What you have to do:
Print the material below exactly as it stands, please, from its first line to the line holding "bar_width_h = 0.5", with no pictures.

Dataset section:
* Start *

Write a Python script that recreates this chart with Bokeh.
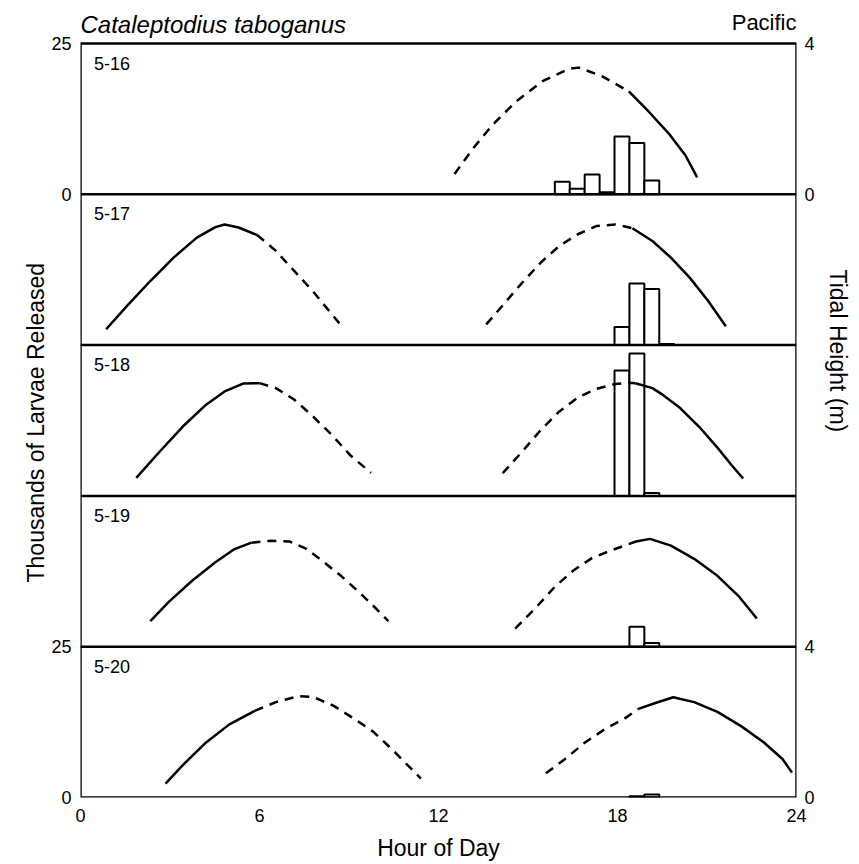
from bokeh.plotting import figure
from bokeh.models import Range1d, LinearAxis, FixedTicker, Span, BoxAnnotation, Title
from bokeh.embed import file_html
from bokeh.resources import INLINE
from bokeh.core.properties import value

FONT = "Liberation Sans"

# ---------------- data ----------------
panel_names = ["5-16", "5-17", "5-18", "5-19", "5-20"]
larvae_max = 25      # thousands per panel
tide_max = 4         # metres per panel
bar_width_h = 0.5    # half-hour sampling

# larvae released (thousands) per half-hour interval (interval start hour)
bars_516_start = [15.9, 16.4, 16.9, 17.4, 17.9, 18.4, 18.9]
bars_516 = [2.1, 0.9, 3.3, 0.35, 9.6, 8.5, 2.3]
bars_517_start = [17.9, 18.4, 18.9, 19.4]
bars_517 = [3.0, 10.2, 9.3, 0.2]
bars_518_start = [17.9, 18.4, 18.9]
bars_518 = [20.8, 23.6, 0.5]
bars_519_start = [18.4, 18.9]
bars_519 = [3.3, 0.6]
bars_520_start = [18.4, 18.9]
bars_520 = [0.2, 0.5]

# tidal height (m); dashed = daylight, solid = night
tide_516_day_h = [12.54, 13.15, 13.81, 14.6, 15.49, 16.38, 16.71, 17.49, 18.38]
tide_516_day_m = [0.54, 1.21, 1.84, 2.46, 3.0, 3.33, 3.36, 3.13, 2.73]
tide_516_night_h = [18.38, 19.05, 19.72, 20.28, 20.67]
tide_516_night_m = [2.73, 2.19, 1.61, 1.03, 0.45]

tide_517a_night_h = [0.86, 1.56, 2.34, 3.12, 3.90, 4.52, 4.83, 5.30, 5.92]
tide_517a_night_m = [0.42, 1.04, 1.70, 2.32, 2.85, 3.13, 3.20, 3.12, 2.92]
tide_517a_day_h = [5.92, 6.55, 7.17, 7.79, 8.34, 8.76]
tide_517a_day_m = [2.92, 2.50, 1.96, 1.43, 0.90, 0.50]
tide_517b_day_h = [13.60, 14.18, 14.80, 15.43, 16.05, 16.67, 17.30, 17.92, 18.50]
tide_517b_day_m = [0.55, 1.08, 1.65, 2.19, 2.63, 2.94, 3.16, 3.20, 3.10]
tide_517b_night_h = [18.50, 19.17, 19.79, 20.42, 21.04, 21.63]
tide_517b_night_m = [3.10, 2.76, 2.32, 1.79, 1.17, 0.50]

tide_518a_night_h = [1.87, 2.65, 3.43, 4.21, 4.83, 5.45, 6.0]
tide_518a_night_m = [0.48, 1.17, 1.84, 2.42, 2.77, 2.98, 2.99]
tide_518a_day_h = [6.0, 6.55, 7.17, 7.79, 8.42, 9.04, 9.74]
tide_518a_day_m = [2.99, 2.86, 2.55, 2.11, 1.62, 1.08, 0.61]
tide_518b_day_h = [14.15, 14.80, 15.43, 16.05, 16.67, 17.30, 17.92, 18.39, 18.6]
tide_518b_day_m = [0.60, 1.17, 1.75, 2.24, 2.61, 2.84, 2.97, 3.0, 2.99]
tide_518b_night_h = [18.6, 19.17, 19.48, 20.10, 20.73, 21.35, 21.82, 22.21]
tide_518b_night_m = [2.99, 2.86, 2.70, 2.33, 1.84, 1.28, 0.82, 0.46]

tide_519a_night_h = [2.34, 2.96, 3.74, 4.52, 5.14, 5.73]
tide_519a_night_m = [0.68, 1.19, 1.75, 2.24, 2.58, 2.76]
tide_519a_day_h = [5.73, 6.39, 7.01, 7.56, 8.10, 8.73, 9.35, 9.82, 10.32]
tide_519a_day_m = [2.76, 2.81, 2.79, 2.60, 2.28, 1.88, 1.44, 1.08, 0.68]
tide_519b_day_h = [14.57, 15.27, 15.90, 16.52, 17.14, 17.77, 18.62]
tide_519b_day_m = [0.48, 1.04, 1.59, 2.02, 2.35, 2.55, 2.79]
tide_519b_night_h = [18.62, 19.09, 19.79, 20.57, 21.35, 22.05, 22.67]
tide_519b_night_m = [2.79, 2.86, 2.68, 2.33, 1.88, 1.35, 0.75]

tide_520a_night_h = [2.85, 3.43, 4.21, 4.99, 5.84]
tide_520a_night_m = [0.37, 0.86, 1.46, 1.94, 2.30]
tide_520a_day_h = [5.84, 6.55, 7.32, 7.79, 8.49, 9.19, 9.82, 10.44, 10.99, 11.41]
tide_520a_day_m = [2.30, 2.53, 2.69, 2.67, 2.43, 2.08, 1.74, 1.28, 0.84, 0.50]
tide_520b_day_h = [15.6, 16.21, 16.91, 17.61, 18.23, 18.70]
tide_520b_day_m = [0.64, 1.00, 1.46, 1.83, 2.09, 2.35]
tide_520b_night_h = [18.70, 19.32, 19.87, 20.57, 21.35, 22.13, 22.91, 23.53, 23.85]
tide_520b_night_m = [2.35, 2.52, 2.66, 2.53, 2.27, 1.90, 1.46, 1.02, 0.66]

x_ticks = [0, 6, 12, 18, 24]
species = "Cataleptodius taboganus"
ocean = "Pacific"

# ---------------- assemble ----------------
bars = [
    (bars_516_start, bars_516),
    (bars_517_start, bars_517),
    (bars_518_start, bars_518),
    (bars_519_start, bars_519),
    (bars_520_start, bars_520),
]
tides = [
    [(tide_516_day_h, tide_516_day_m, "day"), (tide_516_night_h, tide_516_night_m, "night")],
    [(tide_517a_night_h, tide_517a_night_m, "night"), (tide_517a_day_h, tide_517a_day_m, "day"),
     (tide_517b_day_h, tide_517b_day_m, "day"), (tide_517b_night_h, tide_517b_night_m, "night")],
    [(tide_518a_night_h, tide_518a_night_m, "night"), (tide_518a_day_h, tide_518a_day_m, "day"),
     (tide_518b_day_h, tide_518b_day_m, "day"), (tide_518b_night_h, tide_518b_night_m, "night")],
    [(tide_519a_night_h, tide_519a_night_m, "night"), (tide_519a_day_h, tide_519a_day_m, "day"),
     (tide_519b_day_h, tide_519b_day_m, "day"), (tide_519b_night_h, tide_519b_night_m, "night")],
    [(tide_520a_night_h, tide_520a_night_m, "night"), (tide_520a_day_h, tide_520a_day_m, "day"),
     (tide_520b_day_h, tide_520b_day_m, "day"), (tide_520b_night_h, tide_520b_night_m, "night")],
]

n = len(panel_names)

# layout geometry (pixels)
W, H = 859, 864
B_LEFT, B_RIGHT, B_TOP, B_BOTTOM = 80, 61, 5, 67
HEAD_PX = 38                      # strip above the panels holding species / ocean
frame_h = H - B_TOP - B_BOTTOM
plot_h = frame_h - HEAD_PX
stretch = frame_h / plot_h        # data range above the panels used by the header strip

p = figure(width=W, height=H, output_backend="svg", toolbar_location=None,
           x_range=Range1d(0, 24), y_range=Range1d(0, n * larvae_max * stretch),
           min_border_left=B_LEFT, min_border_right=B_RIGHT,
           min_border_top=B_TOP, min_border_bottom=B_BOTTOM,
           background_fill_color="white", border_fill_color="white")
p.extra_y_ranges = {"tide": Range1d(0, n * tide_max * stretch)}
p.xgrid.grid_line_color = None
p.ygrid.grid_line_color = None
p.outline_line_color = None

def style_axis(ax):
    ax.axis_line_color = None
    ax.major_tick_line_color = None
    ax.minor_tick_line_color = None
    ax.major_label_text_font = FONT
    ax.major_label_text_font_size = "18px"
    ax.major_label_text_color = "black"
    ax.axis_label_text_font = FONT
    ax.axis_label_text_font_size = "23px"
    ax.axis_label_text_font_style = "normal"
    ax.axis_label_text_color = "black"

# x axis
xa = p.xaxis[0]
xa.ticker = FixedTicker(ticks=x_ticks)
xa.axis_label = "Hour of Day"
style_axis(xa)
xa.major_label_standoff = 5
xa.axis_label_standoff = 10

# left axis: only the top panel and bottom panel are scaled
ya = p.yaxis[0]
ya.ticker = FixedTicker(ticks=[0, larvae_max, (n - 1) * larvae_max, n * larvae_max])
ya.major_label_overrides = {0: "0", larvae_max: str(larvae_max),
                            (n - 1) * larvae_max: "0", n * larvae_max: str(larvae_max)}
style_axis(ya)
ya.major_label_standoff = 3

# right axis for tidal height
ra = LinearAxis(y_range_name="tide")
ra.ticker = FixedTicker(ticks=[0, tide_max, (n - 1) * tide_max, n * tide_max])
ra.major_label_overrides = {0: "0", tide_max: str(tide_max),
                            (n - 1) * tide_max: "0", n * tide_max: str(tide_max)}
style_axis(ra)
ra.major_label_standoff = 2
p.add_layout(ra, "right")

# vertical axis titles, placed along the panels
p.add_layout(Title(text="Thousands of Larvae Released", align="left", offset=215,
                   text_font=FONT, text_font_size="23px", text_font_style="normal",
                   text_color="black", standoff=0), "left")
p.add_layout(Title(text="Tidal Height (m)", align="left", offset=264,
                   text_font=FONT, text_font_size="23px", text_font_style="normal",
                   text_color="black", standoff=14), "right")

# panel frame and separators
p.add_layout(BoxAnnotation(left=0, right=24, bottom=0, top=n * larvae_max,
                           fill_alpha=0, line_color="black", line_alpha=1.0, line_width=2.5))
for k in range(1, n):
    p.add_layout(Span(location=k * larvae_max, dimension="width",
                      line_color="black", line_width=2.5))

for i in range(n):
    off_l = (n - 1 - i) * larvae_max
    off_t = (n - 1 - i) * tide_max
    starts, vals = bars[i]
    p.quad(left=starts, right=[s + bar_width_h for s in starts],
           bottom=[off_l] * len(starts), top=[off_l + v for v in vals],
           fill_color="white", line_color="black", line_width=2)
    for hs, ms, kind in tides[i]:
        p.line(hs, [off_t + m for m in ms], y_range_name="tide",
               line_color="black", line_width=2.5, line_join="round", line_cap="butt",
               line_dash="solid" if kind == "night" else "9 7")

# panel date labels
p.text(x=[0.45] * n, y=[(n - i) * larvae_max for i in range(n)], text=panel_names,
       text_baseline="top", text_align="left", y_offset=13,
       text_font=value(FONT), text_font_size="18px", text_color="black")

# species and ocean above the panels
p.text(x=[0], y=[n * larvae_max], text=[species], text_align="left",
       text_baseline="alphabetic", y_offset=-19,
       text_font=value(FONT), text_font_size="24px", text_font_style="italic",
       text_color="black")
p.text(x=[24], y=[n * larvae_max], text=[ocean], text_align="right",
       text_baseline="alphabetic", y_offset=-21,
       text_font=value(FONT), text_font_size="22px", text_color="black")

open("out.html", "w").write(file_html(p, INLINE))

* End *

Solution:
Write a Python script that recreates this chart with Bokeh.
from bokeh.plotting import figure
from bokeh.models import Range1d, LinearAxis, FixedTicker, Span, BoxAnnotation, Title
from bokeh.embed import file_html
from bokeh.resources import INLINE
from bokeh.core.properties import value

FONT = "Liberation Sans"

# ---------------- data ----------------
panel_names = ["5-16", "5-17", "5-18", "5-19", "5-20"]
larvae_max = 25      # thousands per panel
tide_max = 4         # metres per panel
bar_width_h = 0.5    # half-hour sampling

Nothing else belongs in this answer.